Visual field data were assembled from 160 subjects (160 eyes) enrolled in the collaborative
normal-tension glaucoma study during intervals in which the eye under study was not
receiving intraocular pressure-lowering treatment during prerandomization and postrandomization
intervals. Analyses included multivariate analysis of time-dependent Cox proportional
hazard, Kaplan-Meier analysis of "survival" without an increment of visual field worsening,
and comparison of slopes of change in mean deviation global index over time.
Most migraine occurred in women, but analysis demonstrated that gender and presence
of migraine contribute separately to the overall risk.
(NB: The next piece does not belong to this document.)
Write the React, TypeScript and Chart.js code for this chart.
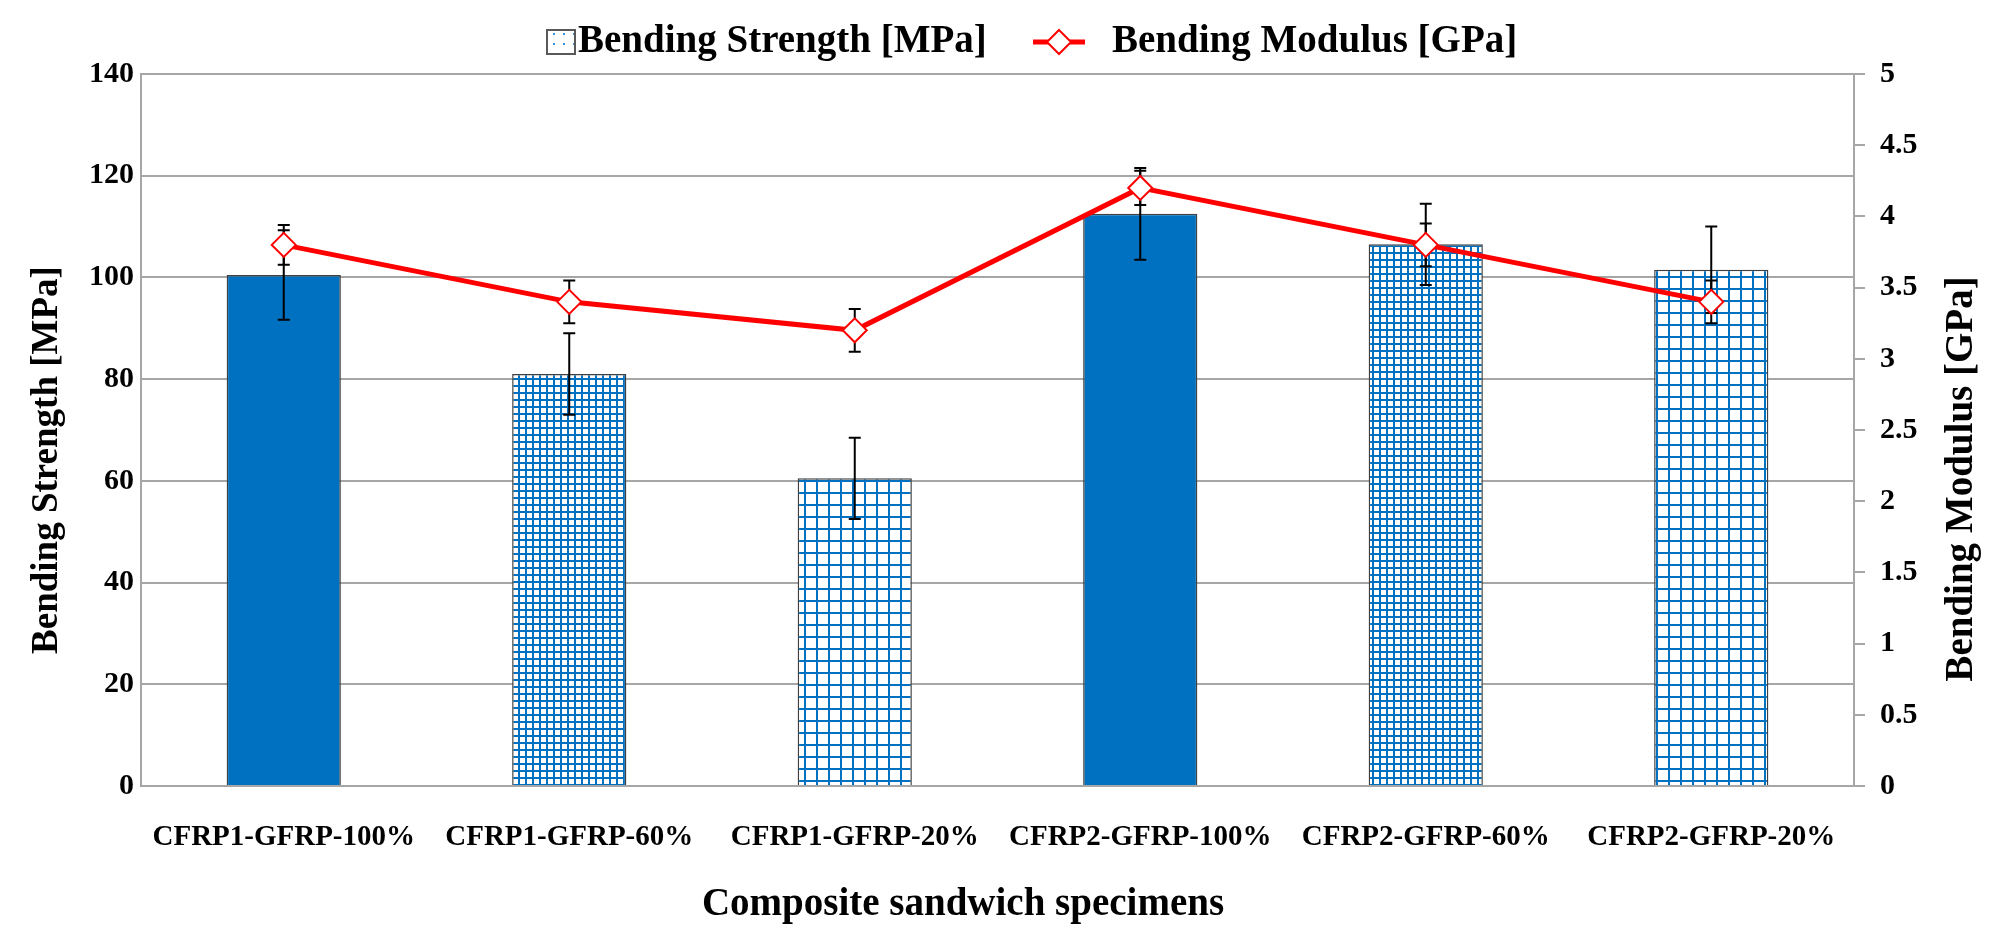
import React, { useEffect, useRef } from "react";
import { Chart, registerables } from "chart.js";

Chart.register(...registerables);

const categories = [
  "CFRP1-GFRP-100%",
  "CFRP1-GFRP-60%",
  "CFRP1-GFRP-20%",
  "CFRP2-GFRP-100%",
  "CFRP2-GFRP-60%",
  "CFRP2-GFRP-20%",
];
const strength = [100.5, 81, 60.5, 112.5, 106.5, 101.5];
const strengthErr = [8.8, 8, 8, 9, 8, 8.5];
const modulus = [3.8, 3.4, 3.2, 4.2, 3.8, 3.4];
const modulusErr = [0.14, 0.15, 0.15, 0.12, 0.15, 0.15];
// fill style per bar: solid, fine grid, coarse grid
const barStyles = ["solid", "fine", "coarse", "solid", "fine", "coarse"];

const leftTicks = { min: 0, max: 140, step: 20 };
const rightTicks = { min: 0, max: 5, step: 0.5 };

const legendLabels = ["Bending Strength [MPa]", "Bending Modulus [GPa]"];
const axisTitles = {
  x: "Composite sandwich specimens",
  left: "Bending Strength [MPa]",
  right: "Bending Modulus [GPa]",
};

const FONT = "'Liberation Serif', 'Times New Roman', serif";
const BLUE = "#0070C0";

function gridPattern(cell: number): CanvasPattern | string {
  const c = document.createElement("canvas");
  c.width = cell;
  c.height = cell;
  const g = c.getContext("2d");
  if (!g) return BLUE;
  g.fillStyle = "#ffffff";
  g.fillRect(0, 0, cell, cell);
  g.fillStyle = BLUE;
  g.fillRect(0, 0, cell, 2);
  g.fillRect(0, 0, 2, cell);
  const p = g.createPattern(c, "repeat");
  return p || BLUE;
}

function dotPattern(): CanvasPattern | string {
  const c = document.createElement("canvas");
  c.width = 10;
  c.height = 10;
  const g = c.getContext("2d");
  if (!g) return "#fff";
  g.fillStyle = "#ffffff";
  g.fillRect(0, 0, 10, 10);
  g.fillStyle = "#3d8fd6";
  g.fillRect(3, 3, 2, 2);
  const p = g.createPattern(c, "repeat");
  return p || "#fff";
}

const overlayPlugin = {
  id: "overlay",
  afterDatasetDraw(chart: any, args: any) {
    if (args.index !== 1) return;
    const ctx = chart.ctx;
    const x = chart.scales.x;
    const yL = chart.scales.y;
    const yR = chart.scales.y1;
    ctx.save();
    ctx.strokeStyle = "#000000";
    ctx.lineWidth = 2;
    const cap = 6;
    const drawErr = (px: number, lo: number, hi: number) => {
      ctx.beginPath();
      ctx.moveTo(px, lo);
      ctx.lineTo(px, hi);
      ctx.moveTo(px - cap, lo);
      ctx.lineTo(px + cap, lo);
      ctx.moveTo(px - cap, hi);
      ctx.lineTo(px + cap, hi);
      ctx.stroke();
    };
    strength.forEach((v, i) => {
      const px = x.getPixelForValue(i);
      drawErr(px, yL.getPixelForValue(v - strengthErr[i]), yL.getPixelForValue(v + strengthErr[i]));
    });
    modulus.forEach((v, i) => {
      const px = x.getPixelForValue(i);
      drawErr(px, yR.getPixelForValue(v - modulusErr[i]), yR.getPixelForValue(v + modulusErr[i]));
    });
    ctx.restore();
  },
  afterDraw(chart: any) {
    const ctx = chart.ctx;
    ctx.save();
    ctx.fillStyle = "#000000";
    ctx.textBaseline = "middle";
    // legend
    ctx.font = `bold 39px ${FONT}`;
    const ly = 42;
    ctx.fillStyle = dotPattern();
    ctx.fillRect(547, 30, 28, 24);
    ctx.strokeStyle = "#595959";
    ctx.lineWidth = 2;
    ctx.strokeRect(547, 30, 28, 24);
    ctx.fillStyle = "#000000";
    ctx.textAlign = "left";
    ctx.fillText(legendLabels[0], 578, ly);
    ctx.strokeStyle = "#FF0000";
    ctx.lineWidth = 5;
    ctx.beginPath();
    ctx.moveTo(1033, ly);
    ctx.lineTo(1085, ly);
    ctx.stroke();
    ctx.fillStyle = "#ffffff";
    ctx.lineWidth = 2;
    ctx.beginPath();
    ctx.moveTo(1059, ly - 12);
    ctx.lineTo(1071, ly);
    ctx.lineTo(1059, ly + 12);
    ctx.lineTo(1047, ly);
    ctx.closePath();
    ctx.fill();
    ctx.stroke();
    ctx.fillStyle = "#000000";
    ctx.fillText(legendLabels[1], 1112, ly);
    // x title
    ctx.textAlign = "center";
    ctx.font = `bold 39px ${FONT}`;
    ctx.fillText(axisTitles.x, 963, 905);
    // left title
    ctx.save();
    ctx.font = `bold 37px ${FONT}`;
    ctx.translate(47, 460);
    ctx.rotate(-Math.PI / 2);
    ctx.fillText(axisTitles.left, 0, 0);
    ctx.restore();
    // right title
    ctx.save();
    ctx.font = `bold 39px ${FONT}`;
    ctx.translate(1962, 479);
    ctx.rotate(-Math.PI / 2);
    ctx.fillText(axisTitles.right, 0, 0);
    ctx.restore();
    ctx.restore();
  },
};

export default function App() {
  const ref = useRef<HTMLCanvasElement | null>(null);
  useEffect(() => {
    if (!ref.current) return;
    const fills = barStyles.map((s) =>
      s === "solid" ? BLUE : s === "fine" ? gridPattern(7) : gridPattern(12)
    );
    const chart = new Chart(ref.current, {
      type: "bar",
      data: {
        labels: categories,
        datasets: [
          {
            type: "line",
            label: legendLabels[1],
            data: modulus,
            yAxisID: "y1",
            borderColor: "#FF0000",
            borderWidth: 5,
            pointStyle: "rectRot",
            pointRadius: 12,
            pointBackgroundColor: "#ffffff",
            pointBorderColor: "#FF0000",
            pointBorderWidth: 2,
            tension: 0,
            order: 0,
          } as any,
          {
            type: "bar",
            label: legendLabels[0],
            data: strength,
            yAxisID: "y",
            backgroundColor: fills as any,
            borderColor: "#404040",
            borderWidth: 1.5,
            barPercentage: 0.4,
            categoryPercentage: 1,
            order: 1,
          } as any,
        ],
      },
      options: {
        animation: false,
        responsive: false,
        devicePixelRatio: 1,
        layout: { padding: { top: 74, left: 0, right: 0, bottom: 0 } },
        plugins: { legend: { display: false }, tooltip: { enabled: false } },
        scales: {
          x: {
            grid: { display: false, drawTicks: false },
            border: { display: false },
            ticks: {
              color: "#000000",
              font: { family: FONT, size: 29, weight: "bold" },
              padding: 34,
              maxRotation: 0,
              autoSkip: false,
            },
            afterFit: (s: any) => {
              s.height = 156;
            },
          },
          y: {
            position: "left",
            min: leftTicks.min,
            max: leftTicks.max,
            ticks: {
              stepSize: leftTicks.step,
              color: "#000000",
              font: { family: FONT, size: 30, weight: "bold" },
              padding: 7,
            },
            grid: { color: "#A6A6A6", lineWidth: 2, drawTicks: false },
            border: { color: "#A6A6A6", width: 2 },
            afterFit: (s: any) => {
              s.width = 141;
            },
          },
          y1: {
            position: "right",
            min: rightTicks.min,
            max: rightTicks.max,
            ticks: {
              stepSize: rightTicks.step,
              color: "#000000",
              font: { family: FONT, size: 30, weight: "bold" },
              padding: 15,
              callback: (v: any) => String(Number(v)),
            },
            grid: {
              drawOnChartArea: false,
              color: "#A6A6A6",
              lineWidth: 2,
              drawTicks: true,
              tickLength: 11,
            },
            border: { color: "#A6A6A6", width: 2 },
            afterFit: (s: any) => {
              s.width = 145;
            },
          },
        },
      },
      plugins: [overlayPlugin],
    });
    return () => chart.destroy();
  }, []);
  return (
    <div style={{ position: "fixed", left: 0, top: 0, width: 1999, height: 942, background: "#fff" }}>
      <canvas ref={ref} width={1999} height={942} style={{ width: 1999, height: 942 }} />
    </div>
  );
}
The risk ratio for migraine,
adjusted for the other variables was 2.58 (P =.0058), for disk hemorrhage was 2.72
(P =.0036), and for female gender 1.85 (P =.0622). The average fall in the mean deviation
index was faster in nonmigrainous women than in nonmigrainous men (P =.05). Suggesting
genetic influence, Asians had a slower rate of progression (P =.005), and the few
black patients enrolled had a tendency for faster progression. However, self-declared
history of family with glaucoma or treated for glaucoma did not affect the rate of
progression. Neither age nor the untreated level of intraocular pressure affected
the rate of untreated disease progression, despite their known influence on prevalence.
Whereas risk factors for prevalence help select populations within which to screen
for glaucoma, the factors that affect the rate of progression help decide the expected
prognosis of the individual's untreated disease and thereby the frequency of follow-up
and aggressiveness of the therapy to be undertaken.